--- START MATERIAL PROVIDED ---

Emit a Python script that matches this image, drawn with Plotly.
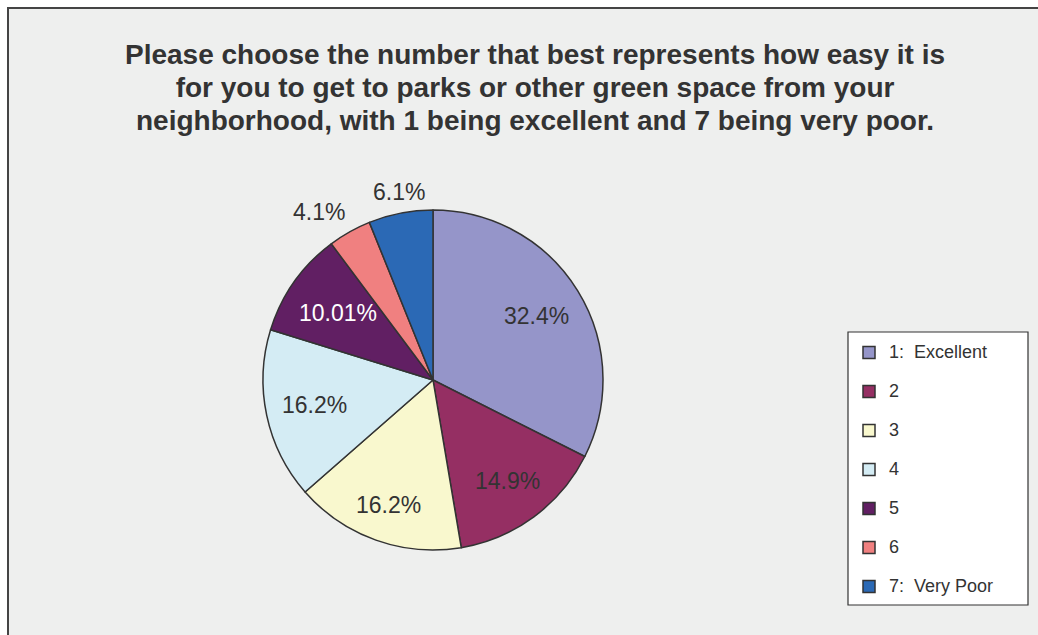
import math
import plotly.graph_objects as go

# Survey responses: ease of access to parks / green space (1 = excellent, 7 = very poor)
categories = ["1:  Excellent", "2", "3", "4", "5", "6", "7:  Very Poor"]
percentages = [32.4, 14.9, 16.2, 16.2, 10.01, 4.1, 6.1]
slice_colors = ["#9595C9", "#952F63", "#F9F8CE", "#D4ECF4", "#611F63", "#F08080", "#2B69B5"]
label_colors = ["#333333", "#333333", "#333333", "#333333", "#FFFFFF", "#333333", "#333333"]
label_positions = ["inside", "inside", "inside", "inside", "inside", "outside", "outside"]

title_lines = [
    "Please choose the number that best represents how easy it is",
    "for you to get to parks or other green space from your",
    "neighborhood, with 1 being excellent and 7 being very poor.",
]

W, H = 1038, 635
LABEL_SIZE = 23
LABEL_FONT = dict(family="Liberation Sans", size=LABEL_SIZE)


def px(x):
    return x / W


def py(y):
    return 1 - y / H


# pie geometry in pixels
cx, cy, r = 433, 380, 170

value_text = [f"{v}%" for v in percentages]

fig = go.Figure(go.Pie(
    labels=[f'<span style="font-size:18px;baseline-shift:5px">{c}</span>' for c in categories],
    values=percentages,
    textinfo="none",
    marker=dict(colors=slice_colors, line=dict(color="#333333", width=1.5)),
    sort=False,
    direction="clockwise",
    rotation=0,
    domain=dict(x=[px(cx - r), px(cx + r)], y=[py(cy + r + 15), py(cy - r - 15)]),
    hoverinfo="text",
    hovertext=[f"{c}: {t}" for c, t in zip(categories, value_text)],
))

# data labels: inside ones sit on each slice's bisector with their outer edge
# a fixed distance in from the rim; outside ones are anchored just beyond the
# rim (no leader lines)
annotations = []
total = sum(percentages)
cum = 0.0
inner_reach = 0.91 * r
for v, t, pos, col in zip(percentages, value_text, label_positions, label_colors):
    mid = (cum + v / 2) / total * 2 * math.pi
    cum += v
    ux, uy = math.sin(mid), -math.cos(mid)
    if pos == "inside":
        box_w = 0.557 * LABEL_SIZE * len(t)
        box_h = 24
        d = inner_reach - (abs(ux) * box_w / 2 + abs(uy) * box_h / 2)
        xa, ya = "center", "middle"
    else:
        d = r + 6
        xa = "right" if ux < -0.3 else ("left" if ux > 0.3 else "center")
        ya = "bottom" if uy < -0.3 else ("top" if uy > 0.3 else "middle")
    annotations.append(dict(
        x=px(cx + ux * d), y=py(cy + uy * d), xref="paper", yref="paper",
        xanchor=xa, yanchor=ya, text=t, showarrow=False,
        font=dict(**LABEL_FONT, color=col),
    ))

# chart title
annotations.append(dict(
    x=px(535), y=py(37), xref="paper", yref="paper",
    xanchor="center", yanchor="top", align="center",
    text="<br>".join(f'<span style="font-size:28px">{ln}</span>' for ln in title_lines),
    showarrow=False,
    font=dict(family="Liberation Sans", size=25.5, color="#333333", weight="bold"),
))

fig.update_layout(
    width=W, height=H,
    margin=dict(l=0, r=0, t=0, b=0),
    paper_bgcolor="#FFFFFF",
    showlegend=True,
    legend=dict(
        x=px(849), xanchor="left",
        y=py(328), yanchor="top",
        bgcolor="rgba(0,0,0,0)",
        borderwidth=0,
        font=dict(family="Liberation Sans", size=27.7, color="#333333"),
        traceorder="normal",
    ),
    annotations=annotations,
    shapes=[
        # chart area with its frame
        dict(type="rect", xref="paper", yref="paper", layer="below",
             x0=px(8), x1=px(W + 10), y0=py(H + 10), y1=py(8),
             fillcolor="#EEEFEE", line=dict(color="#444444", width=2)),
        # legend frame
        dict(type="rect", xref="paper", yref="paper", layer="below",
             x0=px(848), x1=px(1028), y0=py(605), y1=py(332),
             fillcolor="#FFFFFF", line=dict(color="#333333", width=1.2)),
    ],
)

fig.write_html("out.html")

--- END MATERIAL PROVIDED ---

== TASK GOAL ==
Your copy of the data above should match it exactly, except that pictures are left out.

== COMPLETE ANSWER ==
Emit a Python script that matches this image, drawn with Plotly.
import math
import plotly.graph_objects as go

# Survey responses: ease of access to parks / green space (1 = excellent, 7 = very poor)
categories = ["1:  Excellent", "2", "3", "4", "5", "6", "7:  Very Poor"]
percentages = [32.4, 14.9, 16.2, 16.2, 10.01, 4.1, 6.1]
slice_colors = ["#9595C9", "#952F63", "#F9F8CE", "#D4ECF4", "#611F63", "#F08080", "#2B69B5"]
label_colors = ["#333333", "#333333", "#333333", "#333333", "#FFFFFF", "#333333", "#333333"]
label_positions = ["inside", "inside", "inside", "inside", "inside", "outside", "outside"]

title_lines = [
    "Please choose the number that best represents how easy it is",
    "for you to get to parks or other green space from your",
    "neighborhood, with 1 being excellent and 7 being very poor.",
]

W, H = 1038, 635
LABEL_SIZE = 23
LABEL_FONT = dict(family="Liberation Sans", size=LABEL_SIZE)


def px(x):
    return x / W


def py(y):
    return 1 - y / H


# pie geometry in pixels
cx, cy, r = 433, 380, 170

value_text = [f"{v}%" for v in percentages]

fig = go.Figure(go.Pie(
    labels=[f'<span style="font-size:18px;baseline-shift:5px">{c}</span>' for c in categories],
    values=percentages,
    textinfo="none",
    marker=dict(colors=slice_colors, line=dict(color="#333333", width=1.5)),
    sort=False,
    direction="clockwise",
    rotation=0,
    domain=dict(x=[px(cx - r), px(cx + r)], y=[py(cy + r + 15), py(cy - r - 15)]),
    hoverinfo="text",
    hovertext=[f"{c}: {t}" for c, t in zip(categories, value_text)],
))

# data labels: inside ones sit on each slice's bisector with their outer edge
# a fixed distance in from the rim; outside ones are anchored just beyond the
# rim (no leader lines)
annotations = []
total = sum(percentages)
cum = 0.0
inner_reach = 0.91 * r
for v, t, pos, col in zip(percentages, value_text, label_positions, label_colors):
    mid = (cum + v / 2) / total * 2 * math.pi
    cum += v
    ux, uy = math.sin(mid), -math.cos(mid)
    if pos == "inside":
        box_w = 0.557 * LABEL_SIZE * len(t)
        box_h = 24
        d = inner_reach - (abs(ux) * box_w / 2 + abs(uy) * box_h / 2)
        xa, ya = "center", "middle"
    else:
        d = r + 6
        xa = "right" if ux < -0.3 else ("left" if ux > 0.3 else "center")
        ya = "bottom" if uy < -0.3 else ("top" if uy > 0.3 else "middle")
    annotations.append(dict(
        x=px(cx + ux * d), y=py(cy + uy * d), xref="paper", yref="paper",
        xanchor=xa, yanchor=ya, text=t, showarrow=False,
        font=dict(**LABEL_FONT, color=col),
    ))

# chart title
annotations.append(dict(
    x=px(535), y=py(37), xref="paper", yref="paper",
    xanchor="center", yanchor="top", align="center",
    text="<br>".join(f'<span style="font-size:28px">{ln}</span>' for ln in title_lines),
    showarrow=False,
    font=dict(family="Liberation Sans", size=25.5, color="#333333", weight="bold"),
))

fig.update_layout(
    width=W, height=H,
    margin=dict(l=0, r=0, t=0, b=0),
    paper_bgcolor="#FFFFFF",
    showlegend=True,
    legend=dict(
        x=px(849), xanchor="left",
        y=py(328), yanchor="top",
        bgcolor="rgba(0,0,0,0)",
        borderwidth=0,
        font=dict(family="Liberation Sans", size=27.7, color="#333333"),
        traceorder="normal",
    ),
    annotations=annotations,
    shapes=[
        # chart area with its frame
        dict(type="rect", xref="paper", yref="paper", layer="below",
             x0=px(8), x1=px(W + 10), y0=py(H + 10), y1=py(8),
             fillcolor="#EEEFEE", line=dict(color="#444444", width=2)),
        # legend frame
        dict(type="rect", xref="paper", yref="paper", layer="below",
             x0=px(848), x1=px(1028), y0=py(605), y1=py(332),
             fillcolor="#FFFFFF", line=dict(color="#333333", width=1.2)),
    ],
)

fig.write_html("out.html")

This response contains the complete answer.